63. Florence + The Machine – How Big, How Blue, How Beautiful (2015)
Going by the title of this London ensemble’s third LP, one might expect a collection of songs that look outward, searching for profundity in the expanses above us. Instead, we get the opposite. These tracks are so focused on the internal workings of their creator that they make a delayed phone conversation feel like a burgeoning electrical storm, giving love the power to hurl us into canyons – breaking bones, but not our devotion. Florence Welch isn’t merely exploring her emotions here. She’s calling them to the mat, with a voice that could bend street signs. Factor in sweeping arrangements that rise like tempers, and we have a record that transforms the daily commute into a grand, cathartic singalong. Because while the universe is vast and intimidating, it’s got nothing against the fear that goes hand in hand with falling for someone.
62. Kylie Minogue – Aphrodite (2010)
I like to pretend I don’t care what anybody thinks about me – take one look at my car and you’ll almost be convinced. But ask me to dance, and the facade evaporates. I’ll respond by a) totally freezing up, and then b) doing “The Twist” ironically to cover up my crippling fear. This is my best way of explaining why Kylie Minogue’s music means so much to me. “Dance / It’s all I wanna do / So won’t you dance?” the Aussie legend asks – with zero judgment in her voice – at the beginning of her sublime 11th album, as burbling synthesizers build up to the first of many triumphant disco-pop choruses to come.
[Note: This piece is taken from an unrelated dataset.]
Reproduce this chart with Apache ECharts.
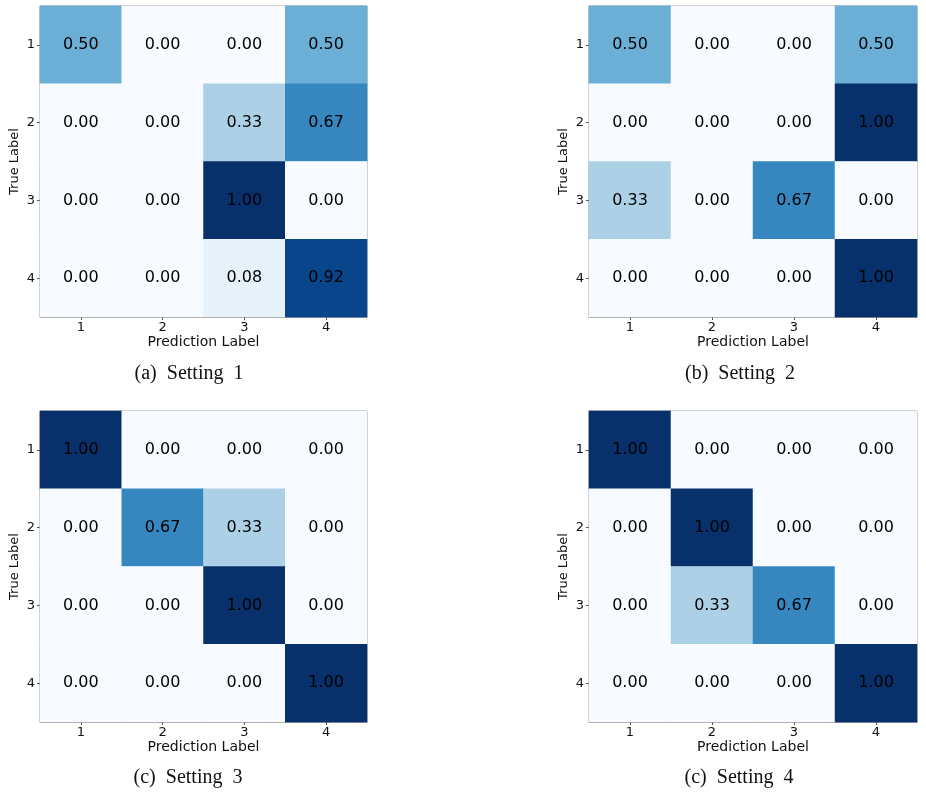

Aphrodite explores various nuances of interpersonal dance floor dynamics, but mostly it’s about those moments where music hits us like Cupid’s arrow, blissfully transporting us to a place where our anxieties can’t reach us. So I can remain a wallflower, and still understand.
61. Jonny Greenwood – Phantom Thread: Original Motion Picture Soundtrack (2018)
When asked to score this stunningly specific period romance from director Paul Thomas Anderson, composer Jonny Greenwood opted against the style he had so memorably established on previous Anderson films. Gone was the stark horror of There Will Be Blood and the sad, shattered symphonies of The Master. Instead, Greenwood wrote orchestral suites as elegant and traditional as the gowns designed by Phantom Thread’s fastidious main character, Reynolds Woodcock. As the troubled minor-key strings of “Phantom Thread” give way to the enveloping warmth of “Sandalwood,” this score plays a critical role in establishing how Alma Elson is the nurturing, unflappable yin to Reynolds’s sensitive, self-protective yang. This is the sound of soul mates harmonizing.